ROCHESTER, N.Y. — By now, we’re more than used to videogames getting a bad rap in the media and scientific studies, but occasionally one shows the benefits. Researchers at the University of Rochester have discovered that people who play action videogames often make crucial decisions faster, and that those decisions are no less accurate than those who don’t game.
“It’s not the case that the action game players are trigger-happy and less accurate: They are just as accurate and also faster,” said Daphne Bavelier, one of the authors of the study. “Action game players make more correct decisions per unit time. If you are a surgeon or you are in the middle of a battlefield, that can make all the difference.”
For the study, researchers tested 18-25 year olds who don’t normally game.
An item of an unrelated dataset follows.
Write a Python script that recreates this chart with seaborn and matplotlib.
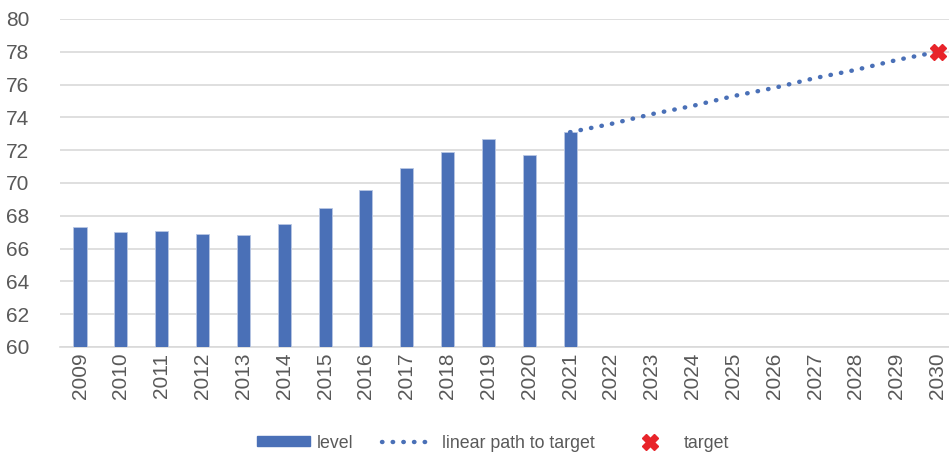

Half of the subjects played 50 hours of fast paced shooters like Call of Duty and Unreal while the other played slow strategy games like The Sims. After the subjects played the games, they were asked to perform simple tasks (both auditory and visually) and make decisions as quickly as possible. Those who played action games were roughly 25% quicker at making these decisions, while still being correct the exact same percentage of the time as those who played the slower strategy games.
Bavelier explains that Action video game players’ brains are more efficient collectors of visual and auditory information, and therefore arrive at the necessary threshold of information they need to make a decision much faster than non gamers, the researchers found. “Decisions are never black and white,” she said. “The brain is always computing probabilities. As you drive, for instance, you may see a movement on your right, estimate whether you are on a collision course, and based on that probability make a binary decision: brake or don’t brake.”